Sebenarnya bukan hanya pihak sekutu yang menaruh perhatian terhadap posisi Yahudi yang sangat strategis, Turki dan Jerman pada Desember 1918 dan Juli 1918 juga berupaya menarik Yahudi dalam kelompoknya dengan menawarkan suatu perjanjian yang menjanjikan Palestina untuk masyarakat Yahudi Eropa, namun dapat dikatakan bahwa tawaran tersebut sudah terlambat karena sebagian besar bangsa Yahudi sudah terlebih dahulu berorientasi mendukung pihak sekutu.

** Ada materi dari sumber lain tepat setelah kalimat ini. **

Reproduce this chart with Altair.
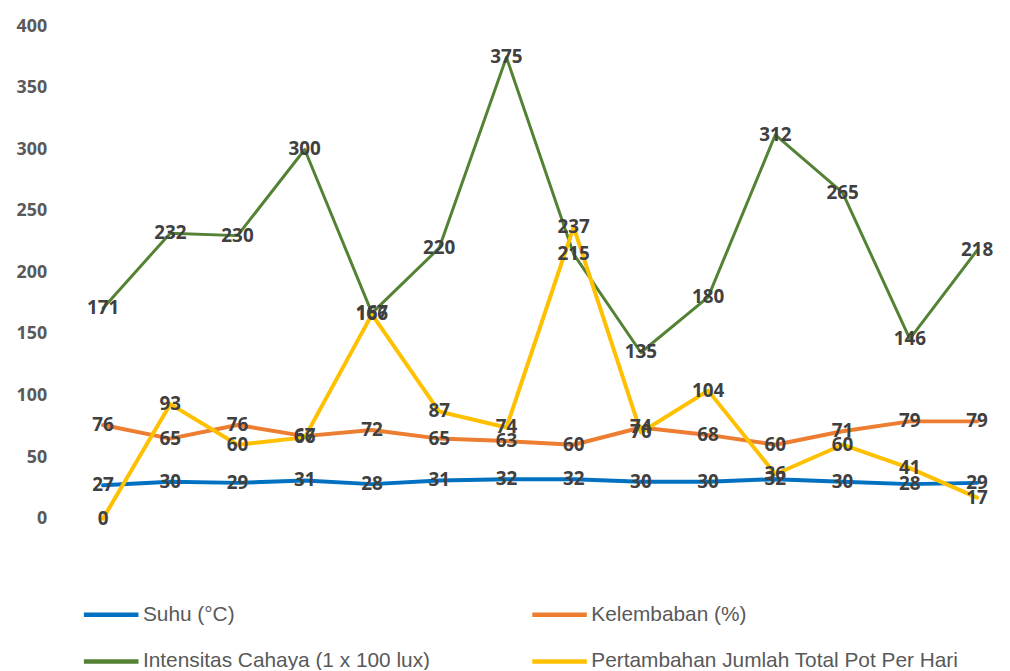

Kerjasama sekutu dengan pihak Yahudi ini tergambar dengan lobi Weizmann, seorang Yahudi Inggris, yang berusaha meyakinkan Pemerintahan Inggris agar membantu gerakan zionisme , guna menarik kaum Yahudi ke dalam pihak sekutu. Sehingga pada tanggal 2 Nopember 1917 Menteri Luar Negeri Inggris, James Balfour, mengeluarka deklarasi yang terkenal dengan istilah Balfour Declaration.
Bunyi sebagian deklarasi Balfour (dalam BPP-Deplu, 1986 : 10-11) sebagai berikut :
…”His Majesty’s Government view with favour the establishment in Palestine of national home for the Jewish people, and will use best endeavours to facilitate the achievement of this object, it being clearly understood that nothing shall be done which may prejudice the civil and religious rights of existing non-Jewish communities in Palestine, or right and political status enjoyed by Jewish in any other country”…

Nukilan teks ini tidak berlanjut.